A Maryland company hired to dispose of treated sewage from Chattanooga's Moccasin Bend Wastewater Plant is suing, saying the company's efforts have been micromanaged by city officials.
The lawsuit by Synagro South in U.S. District Court seeks at least $75,000, plus interest and court costs.
According to the lawsuit, the company was supposed to be responsible for identifying and using sites, such as farms and fields, to spread treated sewage as a fertilizer, but the city prevented the company from using certain locations.
The lawsuit also claims the city imposed rules about the disposal that were not in the contract — such as requiring same-day spreading of waste hauled to disposal sites. And the lawsuit claims the company was entitled to a fuel surcharge that was not paid.
"The contract does not give the city the unilateral right to approve or reject biosolid loads transported to certain sites on a load-by-load basis, to impose special conditions on loads to certain sites — such as a requirement that the load be spread on the same day — or the right to ban loads from whole counties or sites (for political reasons or otherwise)," the lawsuit claims. "The city's conduct materially obstructs Synagro's performance and denies Synagro any benefit of the bargain."
The company names a former mining site in Polk County, Tennessee, as a particular location that was kept off limits, plus some locations in other counties.
"The city told Synagro verbally not to go into Hamilton County because of public and media issues," the lawsuit says. "The city even asked Synagro to ignore a farmer that kept calling the city wanting material taken to his farm in Hamilton County."
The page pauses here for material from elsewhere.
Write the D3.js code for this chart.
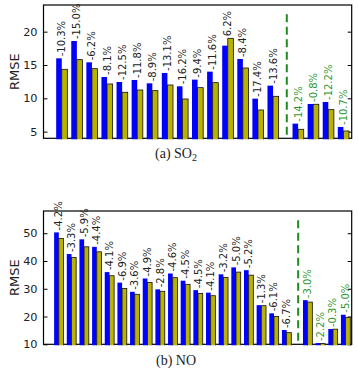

The odor of the treated sewage has become a public issue in some locations, particularly at the Copperhill Industries site in Polk County.
Chattanooga city spokesperson Kevin Roig declined to comment and said City Attorney Phil Noblett was out of town.
But a June 30 letter from the city to Synagro regarding the company's breach of contract claims indicates the city views the claims as unsupported and refers to a previous letter to the company about not complying with contract terms related to transportation from the treatment plant to land application sites.
The city letter also cites possible state enforcement actions because of "Synagro's failure to properly store, handle and spread biosolid materials."
In addition to the city, the lawsuit names as a defendant the city's biosolids coordinator, Karen Styers. It alleges she took steps to replace the company, sought to get a company employee fired and one of her friends hired, arbitrarily changed the rules and threatened to have the company "fired" from the contract.
Styers "has made statements to Synagro evidencing a personal agenda against Synagro in an effort to deliberately impair Synagro's ability to perform under the contract to establish a pretextual justification for the city to terminate the contract," the lawsuit states. "Ms. Styers' unlawful actions against Synagro are motivated by her desire to replace Synagro with a contractor of her choosing, thereby allowing for the reinsertion of a friend into the biosolids-contractor relationship with the city."
Contacted by phone, Styers declined to comment.
In the lawsuit, Synagro seeks an order barring Styers from any further role in the contractual relationship and to be allowed to transport biosolids to the counties where permitted biosolids distribution sites exist within 75 miles of Chattanooga.
The lawsuit specifically seeks to be allowed to transport the materials to the Copperhill Industries site, where officials and residents in recent months have voiced strong opposition against the transportation or handling of biosolids in their community. Meetings were held in June for public discussions on biosolids and how they're handled.
The County Commission in Polk County passed a resolution almost a year ago seeking to bar land application of biosolids, even though the Tennessee Department of Environment and Conservation had put their stamp of approval on it and has deemed the materials safe.
Copperhill Industries and biosolids partner Denali Water Solutions and the state engaged in a pilot project to remediate the mining site at Copperhill, which was in operation from the 1800s to the 1980s, TDEC spokesperson Kim Schofinski said in an email in June.
The land in Polk County includes sites where mining, processing, chemical manufacturing and waste disposal resulted in the erosion of tens of millions of cubic yards of soil. The U.S. Environmental Protection Agency has not listed the site on the National Priorities List but considers it a National Priorities List-caliber site, and Schofinski said the federal agency is addressing it through the "Superfund Alternative Approach."
The Superfund Alternative Approach — which uses the same investigation and cleanup process used for sites listed on the National Priorities List — includes the pilot project underway now at the site using biosolids, according to Schofinski. The biosolids are used as fertilizer or soil amendment for the purpose of restoring the remaining mine-scarred lands, and because of the nature of the project, Copperhill Industries does not have to seek a permit.